Franklin Food Pantry honors volunteers amid record food aid demand
Franklin Food Pantry honored more than 300 volunteers as demand jumped 40%, showing how recognition helps keep food aid staffed.

Franklin Food Pantry turned its annual volunteer luncheon into a retention play. The invitation-only April 29 event recognized more than 300 active volunteers as the pantry worked through a year of record demand, with local author Ali Rheaume serving as the featured speaker and tying volunteer service to dignity as well as groceries.
The pantry also used the luncheon to reinforce a culture of reliability. It presents Board President’s Volunteer Service Awards at the event, and in 2025 it honored 39 community members that way. A year earlier, the pantry said volunteers collectively gave more than 10,000 hours in 2023, a scale of service that helps explain why Franklin Food Pantry treats appreciation as part of operations rather than a ceremonial add-on.

That approach comes at a time when the workload is climbing. Franklin Food Pantry said it served a record-breaking 215 households in a single day on Oct. 30, 2025. In a March 31, 2026 fundraiser post, the pantry said 1,882 people in the community relied on its services in the last fiscal year, and use was up 40% from the previous year. Those numbers make volunteer retention more than a feel-good goal: every regular helper matters when a pantry is trying to keep lines moving and shelves stocked.
The pantry’s message lands in a broader food-security crisis across Massachusetts. In April 2026, The Greater Boston Food Bank and Mass General Brigham reported that 40% of Massachusetts households, about 1.1 million, experienced food insecurity in 2025, including roughly 700,000 households facing very low food security. Feeding America estimates 804,180 people in Massachusetts face hunger, and says the average cost of a meal in the state is $3.96.
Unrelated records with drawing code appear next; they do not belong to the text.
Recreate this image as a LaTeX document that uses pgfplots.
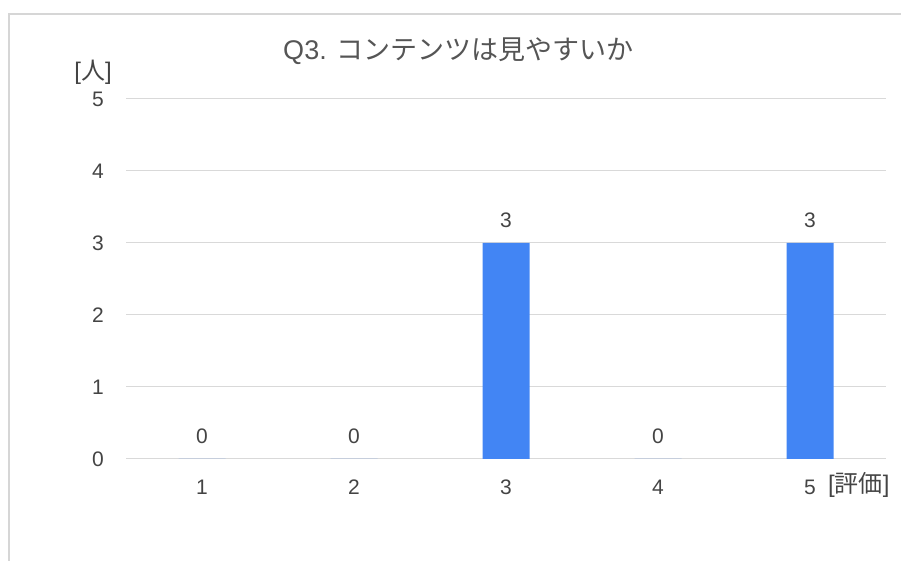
\documentclass[border=0pt]{standalone}
\usepackage{fontspec}
\setmainfont{Liberation Sans}
\newfontfamily\jp{Noto Sans CJK JP}
\usepackage{pgfplots}
\pgfplotsset{compat=1.18}
\definecolor{barblue}{HTML}{4285F4}
\definecolor{gridgray}{HTML}{D9D9D9}
\definecolor{txtgray}{HTML}{444444}
\definecolor{titlegray}{HTML}{555555}
\definecolor{framegray}{HTML}{D6D6D6}
\begin{document}
\begin{tikzpicture}[x=1pt,y=1pt]
\useasboundingbox (0,0) rectangle (901,561);
\draw[framegray, line width=1.2pt] (9,0) -- (9,547) -- (901,547);
\begin{axis}[
  at={(126pt,102pt)}, anchor=south west,
  scale only axis, width=760pt, height=360pt,
  xmin=-0.5, xmax=4.5, ymin=0, ymax=5,
  axis line style={draw=none},
  major tick length=0pt,
  xtick={0,1,2,3,4}, xticklabels={1,2,3,4,5},
  ytick={0,1,2,3,4,5},
  ymajorgrids, grid style={gridgray, line width=1pt},
  /pgf/number format/assume math mode=true,
  tick label style={font=\fontsize{21}{24}\selectfont, text=txtgray, inner sep=0pt},
  xticklabel style={anchor=base, yshift=-35.5pt},
  yticklabel style={anchor=east, xshift=-22pt},
  ybar, bar width=47pt,
  nodes near coords,
  every node near coord/.append style={font=\fontsize{21}{24}\selectfont, text=txtgray, anchor=base, inner sep=0pt, yshift=15.5pt},
  clip=false,
]
\addplot[fill=barblue, draw=none] coordinates {(0,0) (1,0) (2,3) (3,0) (4,3)};
\end{axis}
\node[anchor=base, text=titlegray, font=\fontsize{27}{30}\selectfont] at (458.5,501) {Q3. {\jp コンテンツは見やすいか}};
\node[anchor=base, text=txtgray, font=\fontsize{24}{26}\selectfont, inner sep=0pt] at (93,481) {[{\jp 人}]};
\node[anchor=base west, text=txtgray, font=\fontsize{24}{26}\selectfont, inner sep=0pt] at (828,68) {[{\jp 評価}]};
\end{tikzpicture}
\end{document}
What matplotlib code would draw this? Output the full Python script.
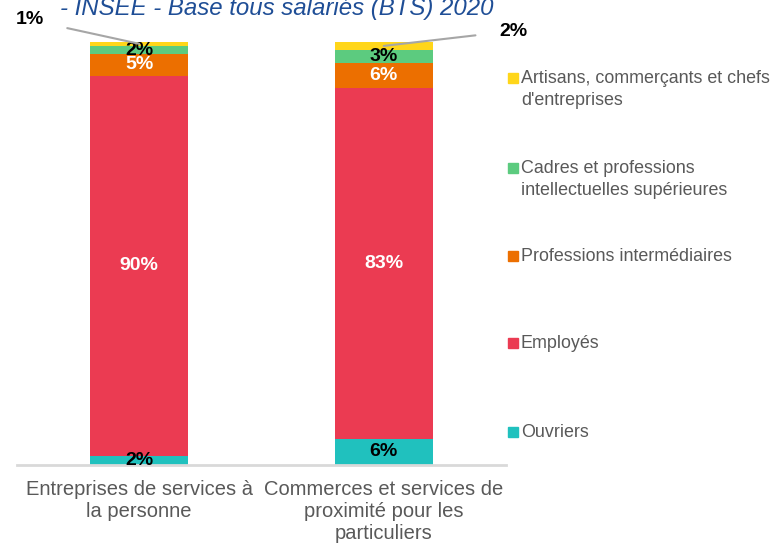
import matplotlib
matplotlib.use("Agg")
import matplotlib.pyplot as plt
from matplotlib.lines import Line2D
import numpy as np

plt.rcParams['font.family'] = ['Liberation Sans', 'DejaVu Sans']

categories = ["Entreprises de services à\nla personne",
              "Commerces et services de\nproximité pour les\nparticuliers"]
series = ["Ouvriers", "Employés", "Professions intermédiaires",
          "Cadres et professions\nintellectuelles supérieures",
          "Artisans, commerçants et chefs\nd'entreprises"]
ouvriers = [2, 6]
employes = [90, 83]
prof_inter = [5, 6]
cadres = [2, 3]
artisans = [1, 2]
values = [ouvriers, employes, prof_inter, cadres, artisans]
colors = ["#20C1BE", "#EB3B52", "#EC6F00", "#5CCB7F", "#FFD61A"]
label_colors = ["black", "white", "white", "black", None]
title = "- INSEE - Base tous salariés (BTS) 2020"

W, H = 774, 543
fig = plt.figure(figsize=(W / 100, H / 100), dpi=100)
left, right, bottom, top = 17, 506, 464.5, 41.7
ax = fig.add_axes([left / W, 1 - bottom / H, (right - left) / W, (bottom - top) / H])

x = np.arange(len(categories))
bw = 0.4
cum = np.zeros(len(categories))
for vals, col, lc in zip(values, colors, label_colors):
    vals = np.array(vals, dtype=float)
    ax.bar(x, vals, bw, bottom=cum, color=col, edgecolor='none', zorder=2)
    if lc is not None:
        for xi, v, c in zip(x, vals, cum):
            ax.text(xi, c + v / 2, f"{int(v)}%", ha='center', va='center',
                    color=lc, fontsize=14, fontweight='bold', zorder=3)
    cum = cum + vals

# Artisans labels with leader lines
art_text_pos = [(30, 20), (513, 31)]
for xi, v, c, (tx, ty) in zip(x, artisans, cum - np.array(artisans), art_text_pos):
    ax.annotate(f"{int(v)}%", xy=(xi, c + v / 2), xycoords='data',
                xytext=(tx, H - ty), textcoords='figure pixels',
                ha='center', va='center', fontsize=14, fontweight='bold',
                color='black', annotation_clip=False,
                arrowprops=dict(arrowstyle='-', color='#A6A6A6', lw=1.5,
                                shrinkA=15, shrinkB=0))

ax.set_xlim(-0.5, 1.5)
ax.set_ylim(0, 100)
ax.set_yticks([])
ax.set_xticks(x)
ax.set_xticklabels(categories, fontsize=14.5, color='#595959', linespacing=1.2)
ax.tick_params(axis='x', length=0, pad=11.5)
for s in ['left', 'right', 'top']:
    ax.spines[s].set_visible(False)
ax.spines['bottom'].set_color('#D9D9D9')
ax.spines['bottom'].set_linewidth(2)

# Legend (manual, aligned to first line)
leg_y = [78, 168, 256, 343, 432]
leg_order = [4, 3, 2, 1, 0]
for yy, idx in zip(leg_y, leg_order):
    fig.add_artist(Line2D([512.5 / W], [1 - yy / H], marker='s', markersize=6.5,
                          color=colors[idx], linestyle='none',
                          transform=fig.transFigure))
    fig.text(521 / W, 1 - (yy - 8) / H, series[idx], ha='left', va='top',
             fontsize=12.9, color='#595959', linespacing=1.35)

fig.text(277 / W, 1 - 15 / H, title, ha='center', va='baseline',
         fontsize=17.3, style='italic', color='#1F4E96')

fig.savefig("out.png", dpi=100)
For organizations such as A Simple Gesture, which works with local food pantries to make donations easy and convenient, Franklin’s luncheon is a useful case study in volunteer management. Public recognition can do three jobs at once: keep regular volunteers from burning out, give newer helpers a reason to come back, and signal to donors and partners that the volunteer base is not peripheral to the mission but central to keeping food aid moving.